Ces propositions principales conduisent aux applications particulières suivantes :

Les envoyés en possession définitive peuvent, non-seulement aliéner à titre onéreux les biens meubles ou immeubles de l'absent, mais encore en disposer à titre gratuit.

Ils sont autorisés à provoquer, les uns contre les autres, le partage définitif du patrimoine de l'absent, à moins qu'ils n'aient antérieurement déjà procédé à un pariage qui, dans leur intention commune, devait rester définitif'.

La communauté de biens provisoirement continuée en vertu de l'option de l'époux présent, est définitivement dissoute. Les envoyés peuvent contraindre ce dernier à la liquidation et au partage définitif de la communauté.

Du reste, les envoyés ne sont pas plus, après l'envoi définitif qu'après l'envoi provisoire, de plein droit tenus, ultra vires et sur leur propre patrimoine, des dettes et charges grevant celui de l'absent. Il en serait autrement si, en se gérant comme propriétaires libres des biens de ce dernier, ils les avaient de fait confondus avec leur propre patrimoine.

La propriété attribuée aux envoyés en possession définitive est révoquée, mais pour l'avenir seulement, lorsque l'absent reparaît, ou qu'on obtient de ses nouvelles. Art. 132. Cette révocation a lieu, quel que soit le laps de temps écoulé depuis l'envoi en possession

'Arg. art. 132, 133, et arg. a contrario art. 128 et 2126.

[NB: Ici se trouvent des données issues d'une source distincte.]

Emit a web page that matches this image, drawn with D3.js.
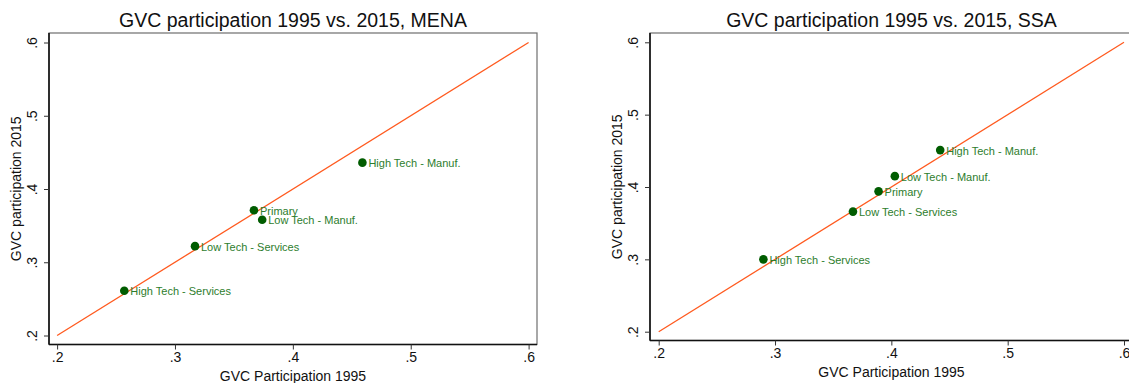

Ce sont, en effet, les héritiers et successeurs présomptifs de l'absent, au jour de sa disparition ou de ses dernières nouvelles, qui sont autorisés à demander l'envoi en possession définitif. L'effet de la présomption en vertu de laquelle cet envoi est prononcé, doit donc rétroagir à la même époque. C'est aussi ce que suppose la disposition de l'art. 129, qui, en prononçant la décharge des cautions, ne distingue pas entre le passé et l'avenir. Cpr. § 156, texte in fine et note 5. C'est enfin ce que prouve l'art. 132, qui ne permet à l'absent de réclamer ses biens que dans l'état où ils se trouvent, et lui impose ainsi implicitement l'obligation de respecter toutes les aliénations consenties par les envoyés, sans faire de distinction entre celles qui seraient postérieures ou antérieures à l'envoi en possession définitif.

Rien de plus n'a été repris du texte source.